Companies are creating business-intelligence competency centers staffed with experts who establish standards and work with employees and vendors.

Rick Whiting, Contributor

April 19, 2004

2 Min Read

Standard technology and implementation practices can reduce the cost of some business-intelligence projects by up to 95%, says Chris Amos, reporting solutions manager at British Telecom. BT established a center of excellence around Actuate's reporting software three years ago and is developing business-intelligence systems for the telecommunications company's wholesale, retail, and global services operations.

The creation of competency centers alters how companies deal with business-intelligence vendors. Costs can be lower through volume purchase discounts. Competency centers also allow users within a company to speak with a single voice when it comes to influencing the future directions of a vendor's business-intelligence product, says BT's Amos.

But spurring the use of shared business-intelligence resources throughout a company for strategic purposes is the biggest driver. Aviva established its Information Management Services department to develop a common business-intelligence strategy after the company was created through a series of mergers in 1998 and 2000.

That centralization is critical, as Aviva's goal is to grow by 50% over the next five years, partly through additional acquisitions, Lee says. The center also impacts the company's numerous customer-relationship-management initiatives. "We couldn't get into CRM until we had solid data-management and business-intelligence capabilities," he says.

For Allstate, the centralized business-intelligence operation has led to the elimination of 20,000 paper reports it used to mail to sales representatives and independent agents every month. The company now distributes Web-based reports that arrive four days sooner.

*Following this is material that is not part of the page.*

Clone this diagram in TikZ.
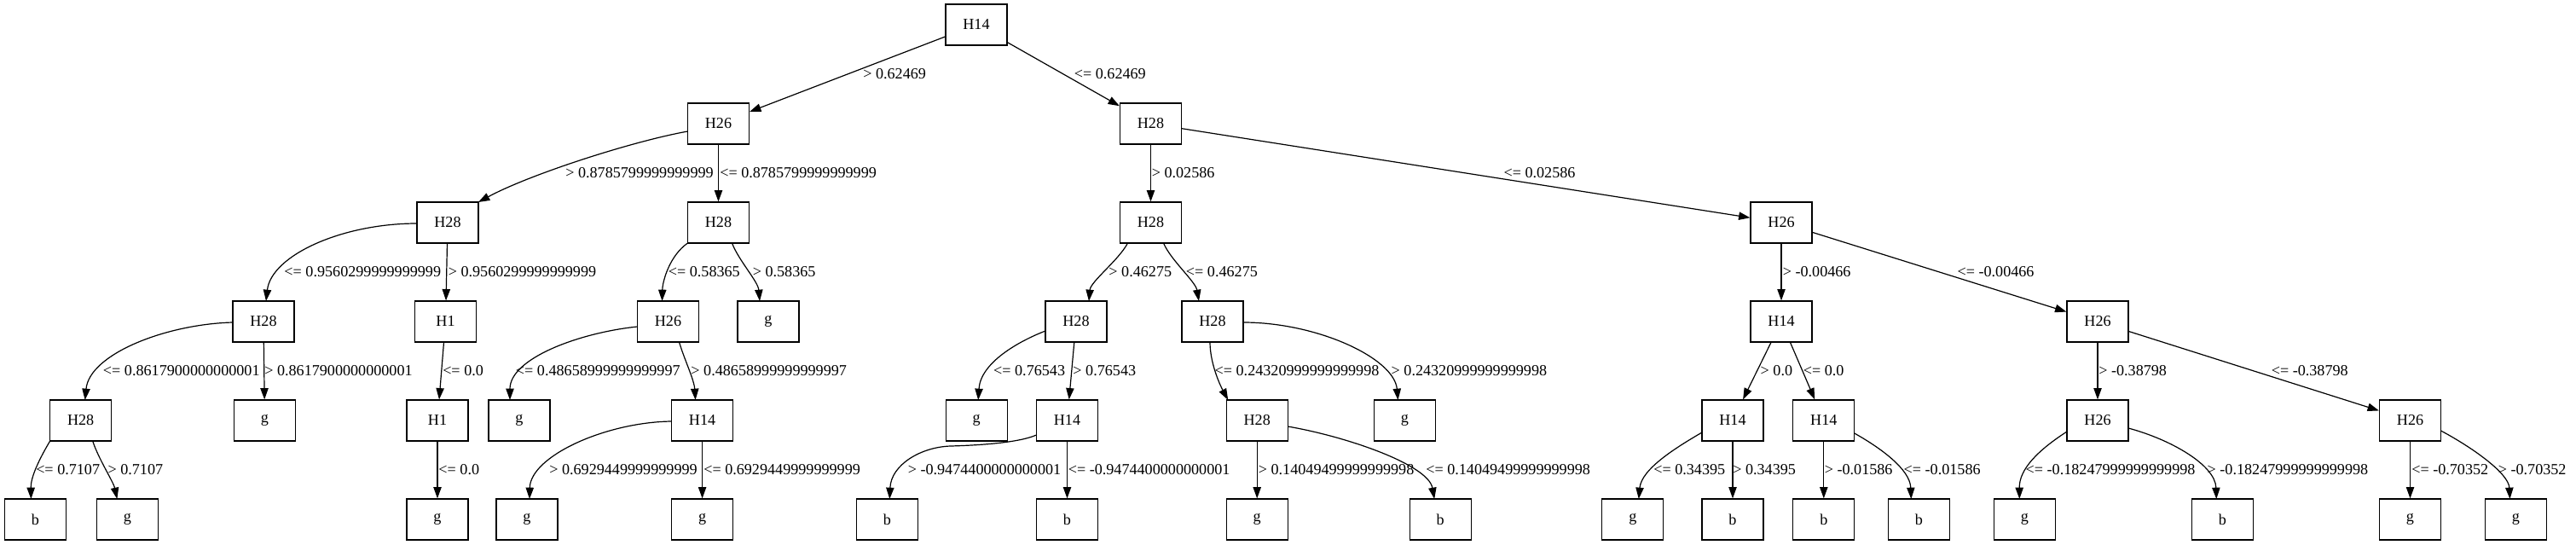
\documentclass[tikz,border=0pt]{standalone}
\usepackage{fontspec}
\setmainfont{Liberation Serif}
\usetikzlibrary{arrows.meta,calc}
\begin{document}
\begin{tikzpicture}[x=0.75pt,y=-0.75pt,
  boxnode/.style={draw,line width=0.9pt,minimum width=54pt,minimum height=36pt,inner sep=0pt,font=\fontsize{13.6}{16}\selectfont},
  conn/.style={line width=0.9pt,-{Triangle[length=10pt,width=7pt]}},
  elabel/.style={anchor=west,inner sep=0pt,font=\fontsize{13.6}{16}\selectfont}]
\useasboundingbox (0,0) rectangle (3021,639);
% ---------- decision nodes ----------
\node[boxnode] (n0) at (1145,29) {H14};
\node[boxnode] (n1) at (842.5,145) {H26};
\node[boxnode] (n2) at (1349.5,145) {H28};
\node[boxnode] (n3) at (525,261) {H28};
\node[boxnode] (n4) at (842.5,261) {H28};
\node[boxnode] (n5) at (1349.5,261) {H28};
\node[boxnode] (n6) at (2089,261) {H26};
\node[boxnode] (n7) at (309,377) {H28};
\node[boxnode] (n8) at (522.5,377) {H1};
\node[boxnode] (n9) at (783.5,377) {H26};
\node[boxnode] (n10) at (901,377) {g};
\node[boxnode] (n11) at (1262,377) {H28};
\node[boxnode] (n12) at (1422,377) {H28};
\node[boxnode] (n13) at (2089,377) {H14};
\node[boxnode] (n14) at (2460,377) {H26};
\node[boxnode] (n15) at (94.7,493) {H28};
\node[boxnode] (n16) at (310.5,493) {g};
\node[boxnode] (n17) at (513,493) {H1};
\node[boxnode] (n18) at (609,493) {g};
\node[boxnode] (n19) at (823.6,493) {H14};
\node[boxnode] (n20) at (1145.2,493) {g};
\node[boxnode] (n21) at (1251.5,493) {H14};
\node[boxnode] (n22) at (1474.2,493) {H28};
\node[boxnode] (n23) at (1647.5,493) {g};
\node[boxnode] (n24) at (2032,493) {H14};
\node[boxnode] (n25) at (2138.8,493) {H14};
\node[boxnode] (n26) at (2460,493) {H26};
\node[boxnode] (n27) at (2826.5,493) {H26};
% ---------- leaves ----------
\node[boxnode] (l0) at (41.4,609) {b};
\node[boxnode] (l1) at (149.4,609) {g};
\node[boxnode] (l2) at (513,609) {g};
\node[boxnode] (l3) at (618,609) {g};
\node[boxnode] (l4) at (823.6,609) {g};
\node[boxnode] (l5) at (1040.3,609) {b};
\node[boxnode] (l6) at (1251.5,609) {b};
\node[boxnode] (l7) at (1474.2,609) {g};
\node[boxnode] (l8) at (1689.2,609) {b};
\node[boxnode] (l9) at (1914.8,609) {g};
\node[boxnode] (l10) at (2032,609) {b};
\node[boxnode] (l11) at (2138.8,609) {b};
\node[boxnode] (l12) at (2250.3,609) {b};
\node[boxnode] (l13) at (2374.3,609) {g};
\node[boxnode] (l14) at (2606.3,609) {b};
\node[boxnode] (l15) at (2826.5,609) {g};
\node[boxnode] (l16) at (2950.5,609) {g};
% ---------- connectors ----------
\draw[conn] (n0) -- (n1);
\draw[conn] (n0) -- (n2);
\draw[conn] ($(n1)+(-36,9)$) .. controls (740,166) and (620,205) .. ($(n3)+(36,-24)$);
\draw[conn] (n1) -- (n4);
\draw[conn] (n2) -- (n5);
\draw[conn] (n2) -- (n6);
\draw[conn] ($(n3)+(-36,1)$) .. controls (400,262) and (318,300) .. ($(n7)+(3,-24)$);
\draw[conn] (n3) -- (n8);
\draw[conn] ($(n4)+(-36,24)$) .. controls (785,300) and (777,330) .. ($(n9)+(-7,-24)$);
\draw[conn] ($(n4)+(16,24)$) .. controls (866,305) and (889,330) .. ($(n10)+(-10,-24)$);
\draw[conn] ($(n5)+(-27,24)$) .. controls (1312,305) and (1279,330) .. ($(n11)+(15,-24)$);
\draw[conn] ($(n5)+(15,24)$) .. controls (1373,305) and (1402,330) .. ($(n12)+(-16,-24)$);
\draw[conn] (n6) -- (n13);
\draw[conn] (n6) -- (n14);
\draw[conn] ($(n7)+(-36,1)$) .. controls (195,380) and (105,415) .. ($(n15)+(5,-24)$);
\draw[conn] (n7) -- (n16);
\draw[conn] (n8) -- (n17);
\draw[conn] ($(n9)+(-36,6)$) .. controls (680,390) and (598,420) .. ($(n18)+(-11,-24)$);
\draw[conn] ($(n9)+(13,24)$) .. controls (802,420) and (814,445) .. ($(n19)+(-8,-24)$);
\draw[conn] ($(n11)+(-36,11)$) .. controls (1195,400) and (1150,425) .. ($(n20)+(2,-24)$);
\draw[conn] (n11) -- (n21);
\draw[conn] ($(n12)+(-3,24)$) .. controls (1419,425) and (1430,450) .. ($(n22)+(-34,-24)$);
\draw[conn] ($(n12)+(36,1)$) .. controls (1545,378) and (1635,420) .. ($(n23)+(-8,-24)$);
\draw[conn] (n13) -- (n24);
\draw[conn] (n13) -- (n25);
\draw[conn] (n14) -- (n26);
\draw[conn] (n14) -- (n27);
\draw[conn] ($(n15)+(-36,24)$) .. controls (45,540) and (36,560) .. ($(l0)+(-5,-24)$);
\draw[conn] ($(n15)+(14,24)$) .. controls (115,537) and (133,565) .. ($(l1)+(-12,-24)$);
\draw[conn] (n17) -- (l2);
\draw[conn] ($(n19)+(-36,1)$) .. controls (710,495) and (622,535) .. ($(l3)+(3,-24)$);
\draw[conn] (n19) -- (l4);
\coordinate (w21) at (1115,523);
\draw[conn] ($(n21)+(-36,17)$) .. controls (1195,519) and (1150,522) .. (w21) .. controls (1080,524) and (1045,545) .. ($(l5)+(3,-24)$);
\draw[conn] (n21) -- (l6);
\draw[conn] (n22) -- (l7);
\draw[conn] ($(n22)+(36,7)$) .. controls (1580,512) and (1675,545) .. ($(l8)+(-7,-24)$);
\draw[conn] ($(n24)+(-36,14)$) .. controls (1965,525) and (1925,550) .. ($(l9)+(7,-24)$);
\draw[conn] (n24) -- (l10);
\draw[conn] (n25) -- (l11);
\draw[conn] ($(n25)+(36,15)$) .. controls (2205,525) and (2240,550) .. ($(l12)+(-9,-24)$);
\draw[conn] ($(n26)+(-36,13)$) .. controls (2390,528) and (2368,550) .. ($(l13)+(-6,-24)$);
\draw[conn] ($(n26)+(36,9)$) .. controls (2545,515) and (2598,545) .. ($(l14)+(-7,-24)$);
\draw[conn] (n27) -- (l15);
\draw[conn] ($(n27)+(36,12)$) .. controls (2900,525) and (2942,555) .. ($(l16)+(-7,-24)$);
% ---------- edge labels ----------
\node[elabel] (t1) at (1012,87) {> 0.62469};
\node[elabel] (t2) at (1259.6,87) {<= 0.62469};
\node[elabel] (t3) at (663,203) {> 0.8785799999999999};
\node[elabel] (t4) at (844,203) {<= 0.8785799999999999};
\node[elabel] (t5) at (1350.5,203) {> 0.02586};
\node[elabel] (t6) at (1763.3,203) {<= 0.02586};
\node[elabel] (t7) at (333.2,319) {<= 0.9560299999999999};
\node[elabel] (t8) at (525.5,319) {> 0.9560299999999999};
\node[elabel] (t9) at (783.6,319) {<= 0.58365};
\node[elabel] (t10) at (882.5,319) {> 0.58365};
\node[elabel] (t11) at (1300.2,319) {> 0.46275};
\node[elabel] (t12) at (1390.7,319) {<= 0.46275};
\node[elabel] (t13) at (2090.5,319) {> -0.00466};
\node[elabel] (t14) at (2295.3,319) {<= -0.00466};
\node[elabel] (t15) at (120.7,435) {<= 0.8617900000000001};
\node[elabel] (t16) at (310,435) {> 0.8617900000000001};
\node[elabel] (t17) at (519,435) {<= 0.0};
\node[elabel] (t18) at (604.7,435) {<= 0.48658999999999997};
\node[elabel] (t19) at (810.2,435) {> 0.48658999999999997};
\node[elabel] (t20) at (1164.9,435) {<= 0.76543};
\node[elabel] (t21) at (1258.2,435) {> 0.76543};
\node[elabel] (t22) at (1424.4,435) {<= 0.24320999999999998};
\node[elabel] (t23) at (1631.4,435) {> 0.24320999999999998};
\node[elabel] (t24) at (2064.4,435) {> 0.0};
\node[elabel] (t25) at (2114.5,435) {<= 0.0};
\node[elabel] (t26) at (2461,435) {> -0.38798};
\node[elabel] (t27) at (2663.5,435) {<= -0.38798};
\node[elabel] (t28) at (42,551) {<= 0.7107};
\node[elabel] (t29) at (126.3,551) {> 0.7107};
\node[elabel] (t30) at (514.2,551) {<= 0.0};
\node[elabel] (t31) at (644,551) {> 0.6929449999999999};
\node[elabel] (t32) at (825,551) {<= 0.6929449999999999};
\node[elabel] (t33) at (1064.5,551) {> -0.9474400000000001};
\node[elabel] (t34) at (1252.5,551) {<= -0.9474400000000001};
\node[elabel] (t35) at (1475.6,551) {> 0.14049499999999998};
\node[elabel] (t36) at (1672,551) {<= 0.14049499999999998};
\node[elabel] (t37) at (1939,551) {<= 0.34395};
\node[elabel] (t38) at (2032,551) {> 0.34395};
\node[elabel] (t39) at (2139.5,551) {> -0.01586};
\node[elabel] (t40) at (2232.4,551) {<= -0.01586};
\node[elabel] (t41) at (2375.4,551) {<= -0.18247999999999998};
\node[elabel] (t42) at (2588.4,551) {> -0.18247999999999998};
\node[elabel] (t43) at (2828,551) {<= -0.70352};
\node[elabel] (t44) at (2929.5,551) {> -0.70352};
\end{tikzpicture}
\end{document}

Despite the potential savings, funding can be an issue for creating and running business-intelligence centers of excellence. A Business Objects customer wants to create a business-intelligence competency center, but the plan has stalled because on paper it looks like a new expense, even though it ultimately will allow the customer to cut costs by eliminating duplicated business-intelligence processes, says Timo Elliott, Business Objects' strategic marketing senior director.

Startup costs for a business-intelligence competency center can be $1 million to $2 million, depending on a company's size, Gartner's Dresner says. Pfizer's center was championed by a visionary executive within the finance department who was willing to help fund it, Fleet says. Funding for Allstate's center is included in the chief technology officer's budget, and business-intelligence projects are funded by the business units.

Many believe the payoffs are worth it. General Electric Co.'s energy-products business formed its Business Data-Modeling Center of Excellence last year to improve data-management and business-intelligence practices for GE Energy's 8,000 employees. That has helped the business move beyond simple reporting of financial and supplier data to more advanced forecasting and predictive analysis.

"The data's become more actionable. The visibility of this data to the business has brought millions in savings," says Rich Richardson, manager of business data modeling and delivery, who manages the center. That's a business-intelligence competency center that's more than paid for itself.